**What the task requires:** Wherever the string "source" appears in a line, extract that line.

-.-.-

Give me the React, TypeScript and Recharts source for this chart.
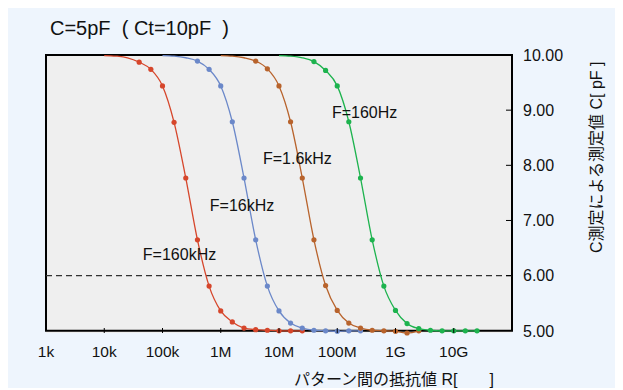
import React from 'react';
import {
  LineChart,
  Line,
  XAxis,
  YAxis,
  CartesianGrid,
  ReferenceLine,
  ReferenceArea,
  ReferenceDot,
} from 'recharts';

const FONT = "'Liberation Sans', Arial, 'Noto Sans CJK JP', sans-serif";

const xTicks = [1e3, 1e4, 1e5, 1e6, 1e7, 1e8, 1e9, 1e10];
const xTickLabels = ['1k', '10k', '100k', '1M', '10M', '100M', '1G', '10G'];
const xDomain = [1e3, 1e11];
const yTicks = [5, 6, 7, 8, 9, 10];
const yDomain = [5, 10];

// resistance of each measured point (ohm)
const rF160k = [1.0e4, 1.58e4, 2.51e4, 3.98e4, 6.31e4, 1.0e5, 1.58e5, 2.51e5, 3.98e5, 6.31e5, 1.0e6, 1.58e6, 2.51e6, 3.98e6, 6.31e6, 1.0e7, 1.58e7, 2.51e7];
const rF16k = [1.0e5, 1.58e5, 2.51e5, 3.98e5, 6.31e5, 1.0e6, 1.58e6, 2.51e6, 3.98e6, 6.31e6, 1.0e7, 1.58e7, 2.51e7, 3.98e7, 6.31e7, 1.0e8, 1.58e8, 2.51e8];
const rF1_6k = [1.0e6, 1.58e6, 2.51e6, 3.98e6, 6.31e6, 1.0e7, 1.58e7, 2.51e7, 3.98e7, 6.31e7, 1.0e8, 1.58e8, 2.51e8, 3.98e8, 6.31e8, 1.0e9, 1.58e9, 2.51e9];
const rF160 = [1.0e7, 1.58e7, 2.51e7, 3.98e7, 6.31e7, 1.0e8, 1.58e8, 2.51e8, 3.98e8, 6.31e8, 1.0e9, 1.58e9, 2.51e9, 3.98e9, 6.31e9, 1.0e10, 1.58e10, 2.51e10];

// measured capacitance (pF)
const cF160k = [9.99, 9.98, 9.95, 9.87, 9.74, 9.44, 8.78, 7.77, 6.65, 5.81, 5.36, 5.16, 5.05, 5.02, 5.01, 5.0, 5.0, 5.0];
const cF16k = [9.99, 9.98, 9.95, 9.89, 9.74, 9.44, 8.79, 7.77, 6.65, 5.81, 5.36, 5.14, 5.05, 5.01, 5.0, 4.99, 5.0, 5.0];
const cF1_6k = [9.99, 9.98, 9.95, 9.89, 9.75, 9.44, 8.79, 7.77, 6.65, 5.82, 5.37, 5.14, 5.05, 5.01, 5.0, 4.99, 4.96, 5.0];
const cF160 = [9.99, 9.98, 9.95, 9.88, 9.72, 9.44, 8.79, 7.77, 6.65, 5.81, 5.37, 5.13, 5.04, 5.01, 5.0, 5.0, 5.0, 5.0];

const seriesNames = ['F=160kHz', 'F=16kHz', 'F=1.6kHz', 'F=160Hz'];
const seriesColors = ['#d6462b', '#6b88c9', '#b8632c', '#1db34e'];
// where each series name is written (R, C)
const labelR = [4.6e4, 6.5e5, 5.3e6, 8.1e7];
const labelC = [6.38, 7.27, 8.13, 8.96];

const toRows = (r: number[], c: number[]) => r.map((v, i) => ({ r: v, c: c[i] }));
const series = [
  toRows(rF160k, cF160k),
  toRows(rF16k, cF16k),
  toRows(rF1_6k, cF1_6k),
  toRows(rF160, cF160),
];

const XTick = (props: any) => {
  const { x, y, payload } = props;
  const i = xTicks.indexOf(payload.value);
  return (
    <g>
      {i > 0 && <line x1={x} x2={x} y1={y - 13} y2={y - 18} stroke="#000" strokeWidth={1} />}
      <text x={x} y={y} dy="0.71em" textAnchor="middle" fontSize={15.5} fontFamily={FONT} fill="#111">
        {xTickLabels[i]}
      </text>
    </g>
  );
};

const YTick = (props: any) => {
  const { x, y, payload } = props;
  return (
    <g>
      {payload.value > 5 && payload.value < 10 && (
        <line x1={x - 11} x2={x - 17} y1={y} y2={y} stroke="#000" strokeWidth={1} />
      )}
      <text x={x} y={y} dy="0.36em" textAnchor="start" fontSize={16} fontFamily={FONT} fill="#111">
        {payload.value.toFixed(2)}
      </text>
    </g>
  );
};

const makeDot = (color: string) => (props: any) => {
  const { cx, cy, payload, index } = props;
  if (payload.c > 9.9) return <g key={index} />;
  return <circle key={index} cx={cx} cy={cy} r={2.6} fill={color} stroke="none" />;
};

export default function App() {
  return (
    <div style={{ position: 'relative', width: 615, height: 383, background: '#eef5fd', marginTop: -3 }}>
      <div
        style={{
          position: 'absolute',
          left: 42,
          top: 13,
          fontFamily: FONT,
          fontSize: 20,
          lineHeight: 1,
          color: '#111',
          whiteSpace: 'pre',
        }}
      >
        {'C=5pF  ( Ct=10pF  )'}
      </div>
      <LineChart width={615} height={383} margin={{ top: 50, right: 0, bottom: 0, left: 38 }}>
        <CartesianGrid fill="#efefef" horizontal={false} vertical={false} />
        <XAxis
          dataKey="r"
          type="number"
          scale="log"
          domain={xDomain}
          ticks={xTicks}
          height={55}
          axisLine={false}
          tickLine={false}
          tickSize={0}
          tickMargin={13}
          tick={<XTick />}
          interval={0}
          allowDuplicatedCategory={false}
          label={{
            content: (p: any) => (
              <text
                x={p.viewBox.x + p.viewBox.width - 18}
                y={p.viewBox.y + 46}
                dy="0.35em"
                textAnchor="end"
                fontSize={16}
                fontFamily={FONT}
                fill="#111"
                style={{ whiteSpace: 'pre' }}
              >
                {'パターン間の抵抗値 R[\u3000\u3000]'}
              </text>
            ),
          }}
        />
        <YAxis
          orientation="right"
          type="number"
          domain={yDomain}
          ticks={yTicks}
          width={111}
          axisLine={false}
          tickLine={false}
          tickSize={0}
          tickMargin={11}
          tick={<YTick />}
          interval={0}
          label={{
            content: (p: any) => {
              const cx = p.viewBox.x + 84;
              const cy = 248;
              return (
                <text
                  x={cx}
                  y={cy}
                  dy="0.35em"
                  transform={`rotate(-90 ${cx} ${cy})`}
                  textAnchor="start"
                  fontSize={16}
                  fontFamily={FONT}
                  fill="#111"
                >
                  {'C測定による測定値 C[ pF ]'}
                </text>
              );
            },
          }}
        />
        <ReferenceArea
          x1={xDomain[0]}
          x2={xDomain[1]}
          y1={yDomain[0]}
          y2={yDomain[1]}
          fill="none"
          fillOpacity={0}
          stroke="#000"
          strokeWidth={2}
          ifOverflow="visible"
        />
        <ReferenceLine y={6} stroke="#333" strokeWidth={1.2} strokeDasharray="6 4" />
        {series.map((rows, i) => (
          <Line
            key={seriesNames[i]}
            data={rows}
            dataKey="c"
            name={seriesNames[i]}
            type="monotone"
            stroke={seriesColors[i]}
            strokeWidth={1.3}
            dot={makeDot(seriesColors[i])}
            activeDot={false}
            isAnimationActive={false}
          />
        ))}
        {seriesNames.map((name, i) => (
          <ReferenceDot
            key={name}
            x={labelR[i]}
            y={labelC[i]}
            r={0}
            fill="none"
            stroke="none"
            label={{
              content: (p: any) => (
                <text x={p.viewBox.x} y={p.viewBox.y} dy="0.35em" fontSize={16} fontFamily={FONT} fill="#111">
                  {name}
                </text>
              ),
            }}
          />
        ))}
      </LineChart>
    </div>
  );
}
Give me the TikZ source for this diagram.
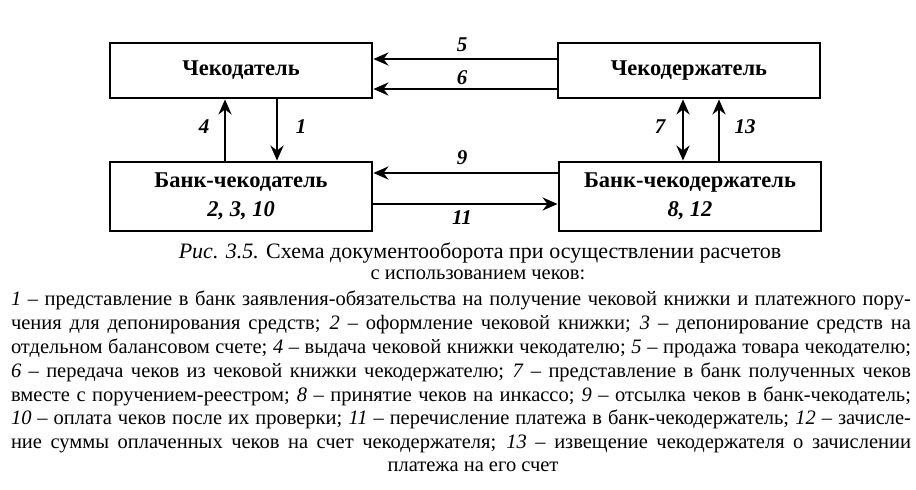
\documentclass[tikz,border=0pt]{standalone}
\usepackage{fontspec}
\setmainfont{Liberation Serif}
\usetikzlibrary{arrows.meta}
\begin{document}
\begin{tikzpicture}[x=1pt,y=-1pt,
  box/.style={draw,line width=2.8pt,minimum width=262pt,inner sep=0pt,align=center,
    font=\fontsize{22.5}{27}\selectfont\bfseries},
  arr/.style={line width=2.5pt,-{Stealth[length=15pt,width=13pt]}},
  darr/.style={line width=2.5pt,{Stealth[length=15pt,width=13pt]}-{Stealth[length=15pt,width=13pt]}},
  num/.style={font=\fontsize{21}{22}\selectfont\bfseries\itshape,inner sep=0pt},
  bodyline/.style={inner sep=0pt,anchor=base,font=\fontsize{20.5}{23}\selectfont},
  capline/.style={inner sep=0pt,anchor=base},
]
\useasboundingbox (0,0) rectangle (916,490);
\fill[white] (0,0) rectangle (916,490);

% boxes
\node[box,minimum height=55pt] (chd) at (241,70.5) {Чекодатель};
\node[box,minimum height=55pt] (chr) at (689,70.5) {Чекодержатель};
\node[box,minimum height=69pt] (bch) at (241,196.5) {Банк-чекодатель\\[2pt]\itshape 2, 3, 10};
\node[box,minimum height=69pt] (bcr) at (690,196.5) {Банк-чекодержатель\\[2pt]\itshape 8, 12};

% guide coordinates
\coordinate (y5) at (0,59);
\coordinate (y6) at (0,89);
\coordinate (y9) at (0,173);
\coordinate (y11) at (0,204);
\coordinate (x4) at (225,0);
\coordinate (x1) at (277,0);
\coordinate (x7) at (683,0);
\coordinate (x13) at (719,0);

% connectors
\draw[arr] (chr.west |- y5) -- (chd.east |- y5);
\draw[arr] (chr.west |- y6) -- (chd.east |- y6);
\draw[arr] (bcr.west |- y9) -- (bch.east |- y9);
\draw[arr] (bch.east |- y11) -- (bcr.west |- y11);
\draw[arr] (bch.north -| x4) -- (chd.south -| x4);
\draw[arr] (chd.south -| x1) -- (bch.north -| x1);
\draw[darr] (bcr.north -| x7) -- (chr.south -| x7);
\draw[arr] (bcr.north -| x13) -- (chr.south -| x13);

% connector labels
\node[num] (n5) at (462,45) {5};
\node[num] (n6) at (462,78) {6};
\node[num] (n9) at (462,158) {9};
\node[num] (n11) at (462,218) {11};
\node[num] (n4) at (204,127) {4};
\node[num] (n1) at (301,127) {1};
\node[num] (n7) at (660,127) {7};
\node[num] (n13) at (745,127) {13};

% caption
\node[capline,font=\fontsize{22}{24}\selectfont] (c1) at (480,258) {\textit{Рис. 3.5.} Схема документооборота при осуществлении расчетов};
\node[capline,font=\fontsize{20.5}{24}\selectfont] (c2) at (478,279) {с использованием чеков:};

% legend lines
\node[bodyline] (l1) at (461,305) {\makebox[900pt][s]{\textit{1} – представление в банк заявления-обязательства на получение чековой книжки и платежного пору-}};
\node[bodyline] (l2) at (461,329) {\makebox[900pt][s]{чения для депонирования средств; \textit{2} – оформление чековой книжки; \textit{3} – депонирование средств на}};
\node[bodyline] (l3) at (461,353) {\makebox[900pt][s]{отдельном балансовом счете; \textit{4} – выдача чековой книжки чекодателю; \textit{5} – продажа товара чекодателю;}};
\node[bodyline] (l4) at (461,377) {\makebox[900pt][s]{\textit{6} – передача чеков из чековой книжки чекодержателю; \textit{7} – представление в банк полученных чеков}};
\node[bodyline] (l5) at (461,401) {\makebox[900pt][s]{вместе с поручением-реестром; \textit{8} – принятие чеков на инкассо; \textit{9} – отсылка чеков в банк-чекодатель;}};
\node[bodyline] (l6) at (461,424) {\makebox[900pt][s]{\textit{10} – оплата чеков после их проверки; \textit{11} – перечисление платежа в банк-чекодержатель; \textit{12} – зачисле-}};
\node[bodyline] (l7) at (461,448) {\makebox[900pt][s]{ние суммы оплаченных чеков на счет чекодержателя; \textit{13} – извещение чекодержателя о зачислении}};
\node[bodyline] (l8) at (473,471) {платежа на его счет};
\end{tikzpicture}
\end{document}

-.-.-

**Output for this task:**
Give me the React, TypeScript and Recharts source for this chart.
Give me the TikZ source for this diagram.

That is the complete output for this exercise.